Saturday, September 13, 2008

US IN BIG PUSH TO GET BIN LADEN

From NPR:

NPR has learned that the raid by helicopter-borne U.S. Special Operations forces in Pakistan last week was not an isolated incident but part of a three-phase plan, approved by President Bush, to strike at Osama bin Laden and top al-Qaida leadership.

The plan calls for a much more aggressive military campaign, said one source, familiar with the presidential order, which gives the green light for the military to take part in the operations. The plan represents an 11th-hour effort to hammer al-Qaida until the Bush administration leaves office, two government officials told NPR.

"Definitely, the gloves have come off," said a source who has been briefed on the plan. "This was only Phase 1 of three phases."

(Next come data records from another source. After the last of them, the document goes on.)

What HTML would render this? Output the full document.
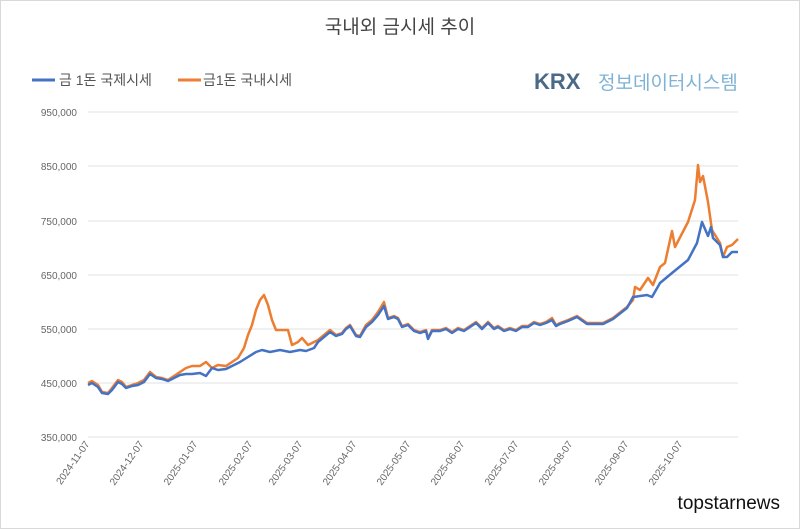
<!DOCTYPE html>
<html><head><meta charset="utf-8"><style>
body{margin:0;background:#fff;}
svg{display:block;font-family:"Liberation Sans","Noto Sans CJK KR",sans-serif;}
</style></head><body>
<svg width="800" height="529" viewBox="0 0 800 529">
<rect x="0.5" y="0.5" width="799" height="528" fill="#fff" stroke="#d9d9d9"/>
<text x="400" y="33" text-anchor="middle" font-size="19" fill="#444">국내외 금시세 추이</text>
<line x1="32" y1="80" x2="55" y2="80" stroke="#4472c4" stroke-width="3"/>
<text x="59" y="85" font-size="14" fill="#555">금 1돈 국제시세</text>
<line x1="178" y1="80" x2="201" y2="80" stroke="#ed7d31" stroke-width="3"/>
<text x="203" y="85" font-size="14" fill="#555">금1돈 국내시세</text>
<text x="534" y="89" font-size="22" font-weight="bold" fill="#4b6a86">KRX</text>
<text x="598" y="89" font-size="19" fill="#7fb3d5">정보데이터시스템</text>
<g stroke="#e0e0e0" stroke-width="1">
<line x1="88" y1="112" x2="738" y2="112"/><line x1="88" y1="166" x2="738" y2="166"/>
<line x1="88" y1="221" x2="738" y2="221"/><line x1="88" y1="275" x2="738" y2="275"/>
<line x1="88" y1="329" x2="738" y2="329"/><line x1="88" y1="383" x2="738" y2="383"/>
<line x1="88" y1="437" x2="738" y2="437"/></g>
<g font-size="10" fill="#666" text-anchor="end">
<text x="77" y="116">950,000</text><text x="77" y="170">850,000</text><text x="77" y="225">750,000</text>
<text x="77" y="279">650,000</text><text x="77" y="333">550,000</text><text x="77" y="387">450,000</text>
<text x="77" y="441">350,000</text></g>
<g font-size="10" fill="#666" text-anchor="end">
<text transform="translate(90,444) rotate(-55)">2024-11-07</text>
<text transform="translate(144,444) rotate(-55)">2024-12-07</text>
<text transform="translate(198,444) rotate(-55)">2025-01-07</text>
<text transform="translate(253,444) rotate(-55)">2025-02-07</text>
<text transform="translate(303,444) rotate(-55)">2025-03-07</text>
<text transform="translate(357,444) rotate(-55)">2025-04-07</text>
<text transform="translate(411,444) rotate(-55)">2025-05-07</text>
<text transform="translate(465,444) rotate(-55)">2025-06-07</text>
<text transform="translate(519,444) rotate(-55)">2025-07-07</text>
<text transform="translate(573,444) rotate(-55)">2025-08-07</text>
<text transform="translate(629,444) rotate(-55)">2025-09-07</text>
<text transform="translate(683,444) rotate(-55)">2025-10-07</text>
</g>
<polyline fill="none" stroke="#ed7d31" stroke-width="2.5" stroke-linejoin="round" points="88,383 92,381 98,385 102,392 108,393 112,388 118,380 122,382 126,387 132,385 138,383 144,380 150,372 156,377 162,378 168,380 174,376 180,372 186,368 192,366 200,366 206,362 212,368 218,365 226,366 232,362 238,358 244,348 248,335 252,325 256,310 260,300 264,295 268,305 272,320 276,330 282,330 288,330 292,345 298,342 302,338 308,345 314,342 318,340 324,335 330,330 336,335 342,333 346,328 350,325 356,335 360,336 366,325 372,320 378,312 384,302 388,318 394,316 398,318 402,326 408,324 414,330 420,332 426,330 428,338 432,330 440,330 446,328 452,332 458,328 464,330 470,326 476,322 482,328 488,322 494,328 498,326 504,330 510,328 516,330 522,326 528,326 534,322 540,324 546,322 552,318 556,325 560,323 568,320 577,316 587,323 603,323 613,318 627,307 633,300 635,287 640,290 648,278 653,285 660,267 665,263 672,231 675,247 688,222 695,200 698,165 700,182 703,176 708,202 712,230 720,243 723,257 727,247 732,245 738,239"/>
<polyline fill="none" stroke="#4472c4" stroke-width="2.5" stroke-linejoin="round" points="88,385 92,383 98,387 102,393 108,394 112,390 118,382 122,384 126,388 132,386 138,385 144,382 150,374 156,378 162,379 168,381 174,378 180,375 186,374 192,374 200,373 206,376 212,368 218,370 226,369 232,366 240,362 248,357 256,352 262,350 270,352 280,350 290,352 300,350 306,351 314,348 318,342 324,337 330,332 336,336 342,334 346,329 350,326 356,336 360,337 366,327 372,322 378,315 384,306 388,319 394,317 398,319 402,327 408,325 414,331 420,333 426,331 428,339 432,331 440,331 446,329 452,333 458,329 464,331 470,327 476,323 482,329 488,323 494,329 498,327 504,331 510,329 516,331 522,327 528,327 534,323 540,325 546,323 552,320 556,326 560,324 568,321 577,317 587,324 603,324 613,319 627,308 633,297 647,295 652,297 660,283 672,273 688,260 697,243 702,222 708,236 711,227 713,238 720,245 723,257 727,257 732,252 738,252"/>
<text x="780" y="509" text-anchor="end" font-size="19" fill="#111">topstarnews</text>
</svg>
</body></html>
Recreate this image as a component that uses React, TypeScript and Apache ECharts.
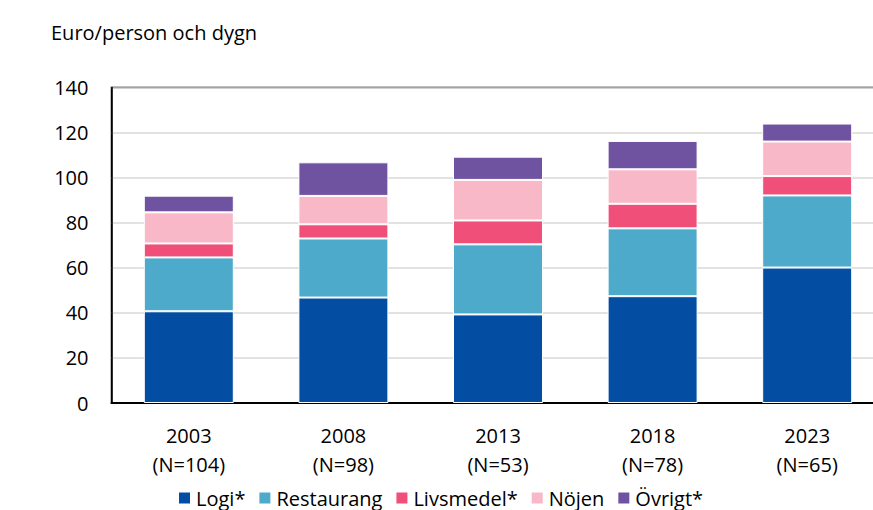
import React, { useEffect, useRef } from "react";
import * as echarts from "echarts";

const years = ["2003", "2008", "2013", "2018", "2023"];
const nValues = [104, 98, 53, 78, 65];
const logi = [40.7, 46.8, 39.3, 47.4, 60.1];
const restaurang = [23.9, 26.2, 31.1, 30.1, 32.0];
const livsmedel = [6.2, 6.3, 10.6, 10.9, 8.6];
const nojen = [13.8, 12.6, 18.0, 15.3, 15.3];
const ovrigt = [7.4, 14.9, 10.3, 12.6, 8.0];

const seriesDefs = [
  { name: "Logi*", data: logi, color: "#034EA2" },
  { name: "Restaurang", data: restaurang, color: "#4EAACB" },
  { name: "Livsmedel*", data: livsmedel, color: "#EF4F79" },
  { name: "Nöjen", data: nojen, color: "#F8B8C8" },
  { name: "Övrigt*", data: ovrigt, color: "#6F52A0" },
];

const FONT = "'Open Sans', 'Noto Sans', sans-serif";

export default function App() {
  const ref = useRef<HTMLDivElement>(null);
  useEffect(() => {
    if (!ref.current) return;
    const chart = echarts.init(ref.current, undefined, { renderer: "svg" });
    chart.setOption({
      animation: false,
      backgroundColor: "#ffffff",
      textStyle: { fontFamily: FONT, color: "#000" },
      title: {
        text: "Euro/person och dygn",
        left: 46,
        top: 17,
        textStyle: { fontFamily: FONT, fontSize: 20, fontWeight: "normal", color: "#000" },
      },
      legend: {
        left: 172,
        top: 483,
        itemWidth: 13,
        itemHeight: 13,
        itemGap: 12,
        icon: "rect",
        textStyle: { fontFamily: FONT, fontSize: 20, color: "#000" },
        data: seriesDefs.map((s) => s.name),
      },
      grid: {
        left: 111.5,
        top: 87.5,
        width: 773,
        height: 315.5,
        show: true,
        borderColor: "#000",
        borderWidth: 1.5,
        containLabel: false,
      },
      xAxis: {
        type: "category",
        data: years,
        axisLine: { show: true, lineStyle: { color: "#000", width: 2 } },
        axisTick: { show: false },
        axisLabel: {
          margin: 18,
          fontFamily: FONT,
          fontSize: 20,
          color: "#000",
          lineHeight: 29,
          formatter: (v: string, i: number) => `${v}\n(N=${nValues[i]})`,
        },
      },
      yAxis: {
        type: "value",
        min: 0,
        max: 140,
        interval: 20,
        axisLine: { show: true, lineStyle: { color: "#000", width: 1.5 } },
        axisTick: { show: false },
        splitLine: { lineStyle: { color: "#D9D9D9", width: 1.5 } },
        axisLabel: { margin: 23, fontFamily: FONT, fontSize: 20, color: "#000" },
      },
      series: seriesDefs.map((s) => ({
        name: s.name,
        type: "bar",
        stack: "total",
        barWidth: 90,
        data: s.data,
        itemStyle: { color: s.color, borderColor: "#ffffff", borderWidth: 1 },
      })),
    });
    return () => chart.dispose();
  }, []);
  return (
    <div
      style={{
        position: "fixed",
        left: 0,
        top: 0,
        width: 873,
        height: 510,
        overflow: "hidden",
        background: "#fff",
      }}
    >
      <div ref={ref} style={{ width: 910, height: 510 }} />
    </div>
  );
}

A second source said that lawmakers on Capitol Hill were briefed on the new plan shortly before The New York Times broke the story this week about the Special Operations raid from Afghanistan into Pakistan. The source also said that CIA personnel from around the world were being pulled into the Afghan-Pakistan border area, an intelligence-community "surge" to go after bin Laden and other al-Qaida figures.

The raid last week by an elite U.S. Navy SEAL team was a planned operation that took place miles inside Pakistan and led to the deaths of at least nine and as many as 20 individuals — some of them civilians. Sources say the raid was part of a "snatch and grab" operation aimed at Taliban or al-Qaida figures.

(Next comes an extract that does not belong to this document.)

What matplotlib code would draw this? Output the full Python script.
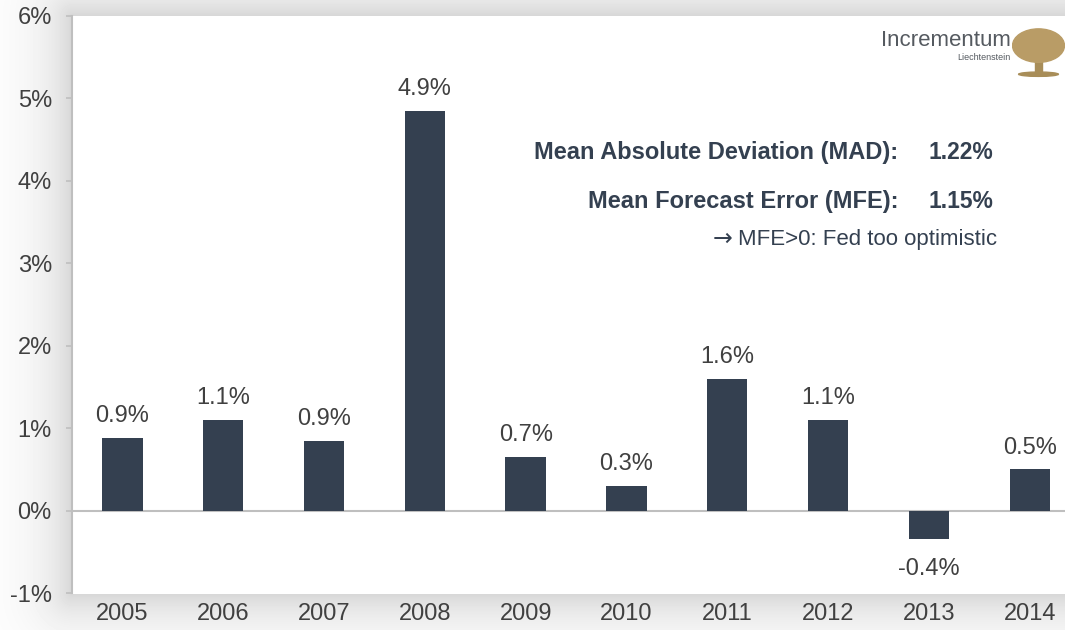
import numpy as np
import matplotlib.pyplot as plt
from matplotlib.patches import Ellipse, Rectangle

plt.rcParams['font.family'] = ['Liberation Sans', 'DejaVu Sans']

years = ['2005', '2006', '2007', '2008', '2009', '2010', '2011', '2012', '2013', '2014']
errors = [0.88, 1.10, 0.85, 4.85, 0.65, 0.30, 1.60, 1.10, -0.35, 0.50]
labels = ['0.9%', '1.1%', '0.9%', '4.9%', '0.7%', '0.3%', '1.6%', '1.1%', '-0.4%', '0.5%']
yticks = [-1, 0, 1, 2, 3, 4, 5, 6]

bar_color = '#344050'
text_color = '#404040'
W, H = 1065, 630
ax_l, ax_t, ax_b = 72, 16, 593

fig = plt.figure(figsize=(10.65, 6.3), dpi=100)

# soft shadow around the plot area
bg = fig.add_axes([0, 0, 1, 1])
xx, yy = np.meshgrid(np.arange(W), np.arange(H))
dx = np.maximum(ax_l - xx, 0)
dy = np.maximum(np.maximum(ax_t - yy, yy - ax_b), 0)
d = np.hypot(dx, dy)
shade = 1 - 0.16 * np.exp(-d / 30.0)
shade[(d == 0)] = 1.0
bg.imshow(shade, cmap='gray', vmin=0, vmax=1, aspect='auto', interpolation='bilinear')
bg.axis('off')

ax = fig.add_axes([ax_l / W, 1 - ax_b / H, 1 - ax_l / W, (ax_b - ax_t) / H])
ax.set_facecolor('white')
x = np.arange(len(years))
ax.bar(x, errors, width=0.4, color=bar_color, zorder=3)
ax.axhline(0, color='#bfbfbf', lw=1.5, zorder=2)

for xi, v, lab in zip(x, errors, labels):
    if v >= 0:
        ax.text(xi, v + 0.19, lab, ha='center', va='baseline', fontsize=17, color=text_color)
    else:
        ax.text(xi, v - 0.23, lab, ha='center', va='top', fontsize=17, color=text_color)

ax.set_xlim(-0.5, 9.35)
ax.set_ylim(-1, 6)
ax.set_yticks(yticks)
ax.set_yticklabels([f'{t}%' for t in yticks], fontsize=17, color=text_color)
ax.set_xticks(x)
ax.set_xticklabels(years, fontsize=17, color=text_color)
ax.tick_params(axis='x', length=0, pad=7)
ax.tick_params(axis='y', length=4.5, width=1.2, color='#bfbfbf', pad=10)
for s in ['top', 'right', 'bottom']:
    ax.spines[s].set_visible(False)
ax.spines['left'].set_color('#bfbfbf')
ax.spines['left'].set_linewidth(1.5)

# statistics box
ax.text(0.832, 0.763, 'Mean Absolute Deviation (MAD):', transform=ax.transAxes, ha='right',
        va='center', fontsize=17, fontweight='bold', color=bar_color)
ax.text(0.9275, 0.763, '1.22%', transform=ax.transAxes, ha='right', va='center',
        fontsize=16.5, fontweight='bold', color=bar_color)
ax.text(0.832, 0.678, 'Mean Forecast Error (MFE):', transform=ax.transAxes, ha='right',
        va='center', fontsize=17, fontweight='bold', color=bar_color)
ax.text(0.9275, 0.678, '1.15%', transform=ax.transAxes, ha='right', va='center',
        fontsize=16.5, fontweight='bold', color=bar_color)
note = ax.text(0.932, 0.612, 'MFE>0: Fed too optimistic', transform=ax.transAxes, ha='right',
               va='center', fontsize=16, color=bar_color)
ax.annotate('\u2192', xy=(0, 0.5), xycoords=note, xytext=(-4, 1), textcoords='offset points',
            ha='right', va='center', fontsize=17, color=bar_color, family='DejaVu Sans')

# logo
fig.text(1011 / W, 1 - 40 / H, 'Incrementum', ha='right', va='center', fontsize=16,
         color='#555a60')
fig.text(1010 / W, 1 - 58 / H, 'Liechtenstein', ha='right', va='center', fontsize=6.5,
         color='#555a60')
logo = fig.add_axes([1012 / W, 1 - 78 / H, 53 / W, 54 / H])
logo.set_xlim(0, 1)
logo.set_ylim(0, 1)
logo.axis('off')
logo.add_patch(Rectangle((0.44, 0.05), 0.12, 0.4, color='#a88d58'))
logo.add_patch(Ellipse((0.5, 0.6), 0.98, 0.62, color='#b99c66'))
logo.add_patch(Ellipse((0.5, 0.07), 0.75, 0.08, color='#a88d58'))

fig.savefig('out.png', dpi=100)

A powerful AC-130 gunship, essentially a flying battleship, was used in the operation. The SEAL team members were flown out of Pakistan by helicopter into Afghanistan. A western military source says a SEAL team remains on standby for similar missions on short notice.

"They were definitely after al-Qaida forces," said one of the sources. "But the bleedover between those two," he added, referring to the Taliban, "is significant."